A large part of making that connection involved Torres and her fellow panelists sharing personal experiences, not just about how they each honed their craft as journalists but also how their cultural backgrounds informed how they navigated the media industry.

One example involved Valdes and her work on the documentary "FOX Weather Reports: Ruin and Resurrection," which covered the devastation caused by Hurricane Maria in Puerto Rico in 2017.

Valdes noted how she sought to balance her role as a correspondent reporting on the storm and her personal ties to the island, particularly as some of her own family members were affected by the hurricane.

"What I learned as a journalist is that having a connection to your story is not a weakness, it’s a strength," Valdes said. "It made the story better, and my interviewees knew they could trust me as my family lived it."

"It became my superpower in reporting that I hoped would resonate with Hispanic journalists at the NAHJ conference," she added.

However, finding a balance between being true to yourself and your cultural background while being a media professional has been a challenge for some at times. 

Lacourciere spoke about how, early on in her career in Connecticut, she "de-hispanified" her name because her colleagues had difficulty pronouncing it. Rather than call her "Valeria," they defaulted to calling her "Valerie," and eventually Lacourciere settled on "Val."

"It was a choice I made to be accepted," she said.

At the panel earlier this month, Lacourciere reclaimed her name, introducing herself by saying, "My name is Valeria, and it feels so good to be able to say it that way."

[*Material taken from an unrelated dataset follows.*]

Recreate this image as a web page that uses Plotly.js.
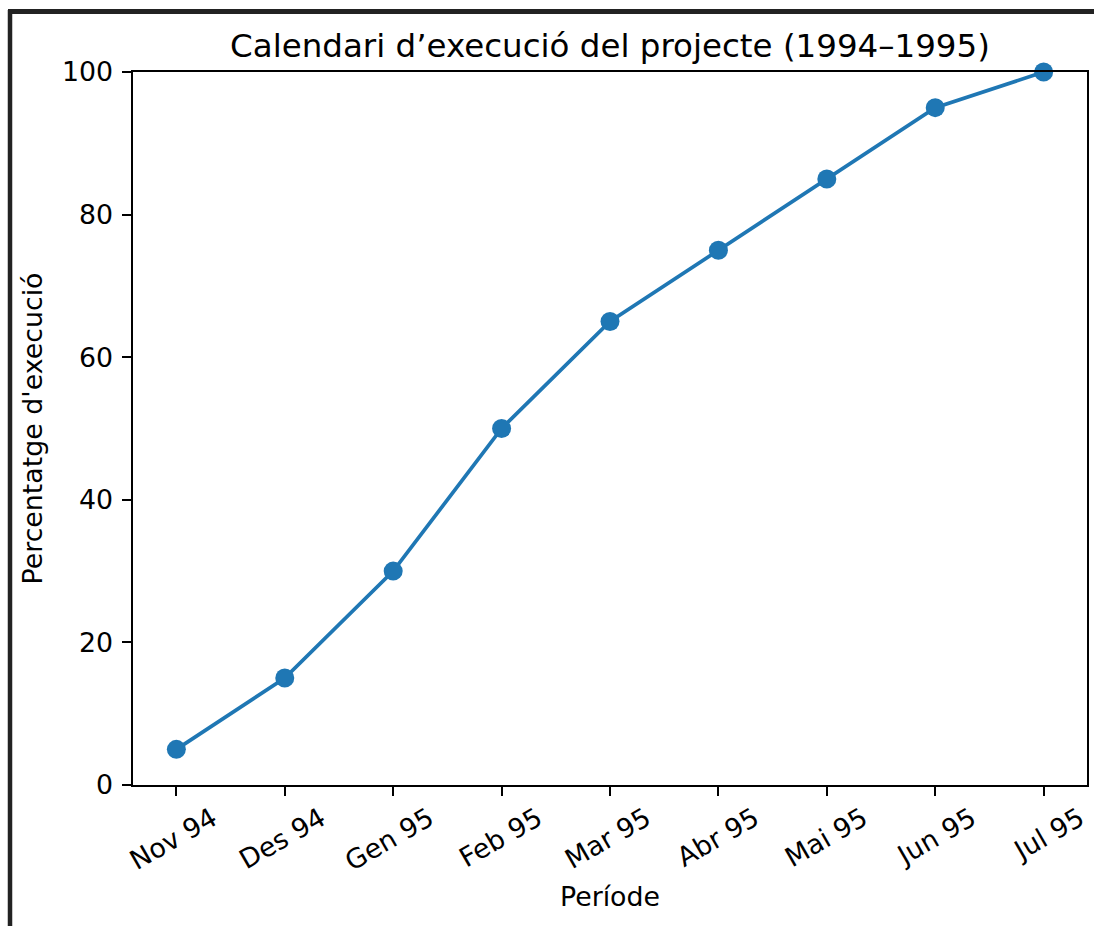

"It truly was a special moment for me to be accepted – just as I am," she recalled. During the panel, she also spoke about her experience as a woman and as a Latina in the news and how, despite being the only representation in her newsroom, she leveraged her background to help Hispanic community members be seen in local reporting.

For Torres, representation is a critical component of the media industry, particularly when it comes to reporting the news.

"Proper representation and diversification in the newsroom and on-air is vital to our success on this national platform, and I’m proud to be a part of a group that reflects that very thing," she said. "We still have work to do, but being at this conference and having those important, sometimes difficult, conversations is what will ultimately contribute to our success."

This honesty about the struggles and successes of the FOX Weather panelists struck a chord with panel attendees, many of whom approached the panelists after the event had ended, according to Herrera.

"We had some awesome people, both recent college graduates and some people still in college, who came to us after and talked with us for several minutes, many of them looking for guidance," he said. "I think we made some good connections. We were the only weather-related panel, and I was proud FOX Weather was the only group with such a panel."

Held in Miami, the convention was hosted by the National Association of Hispanic Journalists. According to the NAHJ website, the organization’s mission is dedicated to the recognition and professional advancement of Hispanic students, professionals and educators in the journalism industry.